Learn a New Cast-On: Tubular Cast-On Video

Note from Sandi: You use different knitting needles for different kinds of knitting, right? So why use the same cast-on all the time for everything? Eunny Jang, editor of Interweave Knits, once again is our guest here on Knitting Daily, to show us how to do an alternative cast-on method–and when to use it! Heeeeerrrrre's Eunny!

We here at Interweave Knits believe that every knitter should have the tools to be their own designer and their own draftsman.
We publish patterns in every issue, it’s true, but we don’t believe that knitting should always be about following every single pattern to a "T": Knitting is personal and intimate, and if you can make a modification to a pattern that makes it work better for you, all the better. We’re excited by all the different approaches knitters can (and do!) take to knitting up our patterns – knitting’s got a long history stretching out behind it, and every change, every experiment, adds to the collective store of knitting knowledge. 

To that end, Knits is also in the business of stocking your knitting toolkit with information about new techniques and clear-cut explanations of old ones. Knowing what to do, and why, and when, can be just as important as knowing the techniques themselves. Today, we bring you both the what and the why: a video showing you how to do a tubular cast-on, and a detailed look at a design from the Winter issue, with some thoughts on why – and how – you might make one technique choice over another.

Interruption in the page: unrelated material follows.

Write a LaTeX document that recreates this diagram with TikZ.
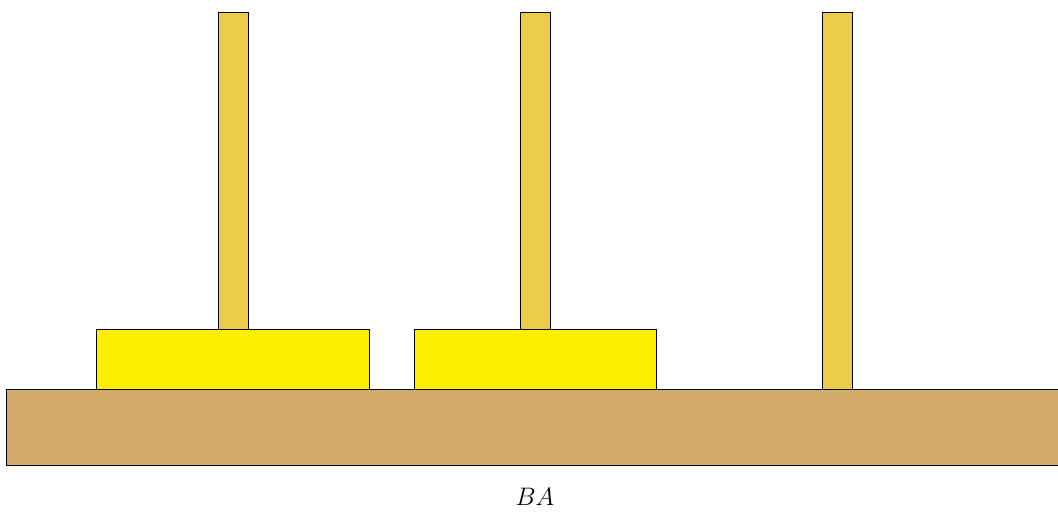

View Eunny's tubular cast-on video



(problems viewing this youtube video? View it here)


Why the tubular cast-on?

Emilee Mooney’s Dainty Pinstripes Pullover takes an unusual approach to slip-stitch knitting: Knitted in the round, with narrow horizontal stripes and slipped-stitch columns that form delicate pinstripes, it uses decreases and increases to force the pinstripes along shaping lines. The stripes follow darts and tucks, flaring out from the waist, emphasizing (or creating) an hourglass silhouette. The sweater is knitted in a supple, fluid alpaca/silk blend that drapes and flows: the final result is a decidedly refined, polished sweater that is surprisingly straightforward to knit.

Everyone’s got a favorite cast-on and bind off they use all the time.
This time, though, we – and Emilee – suggest using tubular (invisible) cast-ons and bind-offs for this sweater. Why? Because they create beautifully finished, polished edges that have all the elasticity of the ribbing itself. There won’t be any puckering at the edges, as can happen with “hard” cast-ons, and they’ll hold their shape at the neckline and cuffs. Also, it’s very easy to substitute a tubular cast-on when working in 1×1 rib. All in all, a highly recommended choice for this sweater.

Check out our Beyond the Basics from Knits Fall 2008 for step-by-step instructions for invisible cast-ons and bind offs, or take a peek at the video above for a how-to on invisible cast-ons: some of the odder movements might be clearer once you’ve seen them in action.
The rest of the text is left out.